L’article du quotidien nous apprend que c’est lors d’une assemblée du Conseil municipal qu’a été interdite la tenue du concert. On cite un échevin, qui justifie ainsi cette décision: «Nous n’avons pas suffisamment de policiers pour assurer la sécurité des gens et nous ne voulons pas que les émeutes qu’on a vues dans d’autres villes se produisent ici.» Voilà pour la version officielle, mais dans les faits, on attribue l’annulation des représentations à une conjoncture de facteurs. Parmi ceux-ci, l’imminence des élections municipales. En effet, c’est parce qu’ils craignaient des débordements qui auraient nui à la réputation de la ville que le maire et les élus auraient refusé au promoteur le permis qu’il devait obligatoirement détenir. Aussi, et surtout, les observateurs de l’époque s’entendent à dire que ce sont les pressions exercées par le clergé avec, comme chef de file, l’archevêque de Montréal, qui ont mené à cette décision. Bien qu’elle tienne la route et qu’elle soit plus que probable, cette hypothèse est pratiquement impossible à documenter. Difficile de démontrer l’intervention d’une éminence grise...
HYSTÉRIE COLLECTIVE
À Toronto, les deux représentations au Maple Leaf Gardens ont lieu comme prévu le 2 avril 1957, tout comme celles à l’Auditorium d’Ottawa le lendemain.

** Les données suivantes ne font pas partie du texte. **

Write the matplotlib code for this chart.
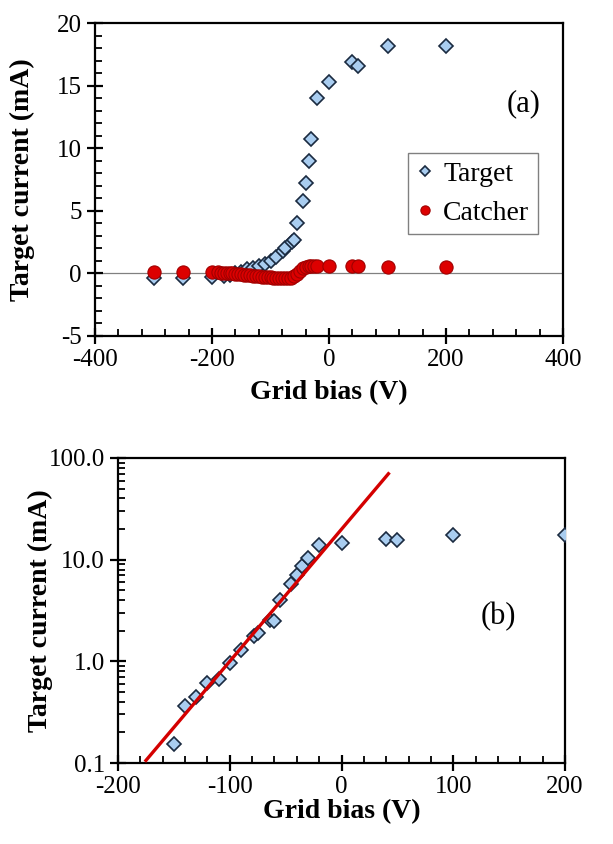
import matplotlib
matplotlib.use("Agg")
import matplotlib.pyplot as plt
from matplotlib.ticker import MultipleLocator, FixedLocator, FixedFormatter, LogLocator, NullFormatter

plt.rcParams['font.family'] = ['Liberation Serif', 'DejaVu Serif']
plt.rcParams['axes.unicode_minus'] = False

# ---- Panel (a) data ----
target_a_x = [-300, -250, -200, -180, -170, -160, -150, -140, -130, -120, -110, -100,
              -90, -78, -75, -64, -60, -55, -45, -40, -35, -30, -20, 0, 40, 50, 100, 200]
target_a_y = [-0.4, -0.35, -0.3, -0.2, -0.1, 0.0, 0.15, 0.36, 0.45, 0.58, 0.72, 0.96,
              1.3, 1.75, 2.0, 2.5, 2.7, 4.0, 5.8, 7.2, 9.0, 10.7, 14.0, 15.3, 16.9, 16.6, 18.2, 18.2]

catcher_x = [-300, -250, -200, -190, -185, -180, -175, -170, -165, -160, -155, -150, -145,
             -140, -135, -130, -125, -120, -115, -110, -105, -100, -95, -90, -85, -80,
             -75, -70, -65, -60, -55, -50, -45, -40, -35, -30, -25, -20, 0, 40, 50, 100, 200]
catcher_y = [0.15, 0.1, 0.1, 0.08, 0.06, 0.05, 0.03, 0.02, 0.0, -0.02, -0.05, -0.08, -0.1,
             -0.12, -0.15, -0.18, -0.2, -0.22, -0.25, -0.28, -0.3, -0.32, -0.35, -0.38, -0.4, -0.4,
             -0.4, -0.38, -0.33, -0.22, -0.08, 0.2, 0.4, 0.52, 0.58, 0.6, 0.62, 0.62, 0.6, 0.62, 0.62, 0.52, 0.52]

# ---- Panel (b) data ----
target_b_x = [-150, -140, -130, -120, -110, -100, -90, -78, -75, -64, -60, -55,
              -45, -40, -35, -30, -20, 0, 40, 50, 100, 200]
target_b_y = [0.154, 0.36, 0.45, 0.61, 0.67, 0.96, 1.30, 1.76, 1.9, 2.57, 2.5, 4.05,
              5.8, 7.0, 8.6, 10.4, 13.8, 14.6, 16.1, 15.7, 17.6, 17.5]
fit_x = [-175, 42]
fit_y = [0.106, 70.0]

b_ytick_vals = [0.1, 1.0, 10.0, 100.0]
b_ytick_labels = ["0.1", "1.0", "10.0", "100.0"]

fill_blue = '#a9cdf0'
edge_blue = '#1a2a40'
red = '#dd0000'
red_edge = '#a00000'

fig = plt.figure(figsize=(6.13, 8.44), dpi=100)

def style_axes(ax):
    for s in ax.spines.values():
        s.set_linewidth(1.6)
    ax.tick_params(which='major', direction='inout', length=11, width=1.6, labelsize=18, pad=4)
    ax.tick_params(which='minor', direction='in', length=5, width=1.3)

# Panel (a)
ax1 = fig.add_axes([95/613, 1-336/844, 468/613, 313/844])
ax1.axhline(0, color='#808080', lw=0.9, zorder=1)
ax1.plot(target_a_x, target_a_y, linestyle='none', marker='D', ms=6.8,
         mfc=fill_blue, mec=edge_blue, mew=1.2, label='Target', zorder=3)
ax1.plot(catcher_x, catcher_y, linestyle='none', marker='o', ms=9.5,
         mfc=red, mec=red_edge, mew=0.8, label='Catcher', zorder=4)
ax1.set_xlim(-400, 400)
ax1.set_ylim(-5, 20)
ax1.xaxis.set_major_locator(MultipleLocator(200))
ax1.xaxis.set_minor_locator(MultipleLocator(40))
ax1.yaxis.set_major_locator(MultipleLocator(5))
ax1.yaxis.set_minor_locator(MultipleLocator(1))
style_axes(ax1)
ax1.set_xlabel('Grid bias (V)', fontsize=20, fontweight='bold')
ax1.set_ylabel('Target current (mA)', fontsize=20, fontweight='bold')
ax1.xaxis.set_label_coords(0.5, -0.182)
ax1.xaxis.label.set_va('center')
ax1.yaxis.set_label_coords(-0.156, 0.5)
ax1.yaxis.label.set_va('center')
ax1.text(524, 844-104, '(a)', transform=None, fontsize=22, ha='center', va='center')
leg = ax1.legend(loc='center', bbox_to_anchor=((473-95)/468, (336-193.5)/313), fontsize=20,
                 frameon=True, fancybox=False, edgecolor='#808080', framealpha=1,
                 markerscale=0.7, handlelength=0.6, handletextpad=0.35, borderpad=0.3,
                 labelspacing=0.48, borderaxespad=0)
leg.get_frame().set_linewidth(1.0)

# Panel (b)
ax2 = fig.add_axes([118/613, 1-763/844, 447/613, 305/844])
ax2.plot(target_b_x, target_b_y, linestyle='none', marker='D', ms=6.8,
         mfc=fill_blue, mec=edge_blue, mew=1.2, zorder=3)
ax2.plot(fit_x, fit_y, color='#d40000', lw=2.4, zorder=4)
ax2.set_yscale('log')
ax2.set_xlim(-200, 200)
ax2.set_ylim(0.1, 100)
ax2.xaxis.set_major_locator(MultipleLocator(100))
ax2.xaxis.set_minor_locator(MultipleLocator(20))
ax2.yaxis.set_major_locator(FixedLocator(b_ytick_vals))
ax2.yaxis.set_major_formatter(FixedFormatter(b_ytick_labels))
ax2.yaxis.set_minor_locator(LogLocator(base=10, subs=range(2, 10)))
ax2.yaxis.set_minor_formatter(NullFormatter())
style_axes(ax2)
ax2.set_xlabel('Grid bias (V)', fontsize=20, fontweight='bold')
ax2.set_ylabel('Target current (mA)', fontsize=20, fontweight='bold')
ax2.xaxis.set_label_coords(0.5, -0.16)
ax2.xaxis.label.set_va('center')
ax2.yaxis.set_label_coords(-0.174, 0.5)
ax2.yaxis.label.set_va('center')
ax2.text(498, 844-617, '(b)', transform=None, fontsize=22, ha='center', va='center')

fig.savefig('out.png', dpi=100)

Entre-temps, devant l’annulation des concerts à Montréal, quelque 1000 fans se rendent dans la capitale nationale pour voir Elvis. Cinq-cents d’entre eux se prévalent du Presley Special, un forfait du Canadien Pacifique qui comprend l’aller-retour en train la même journée et un billet pour le spectacle. En tout et partout, Elvis attire 4000 fans en aprèsmidi et 8500 en soirée.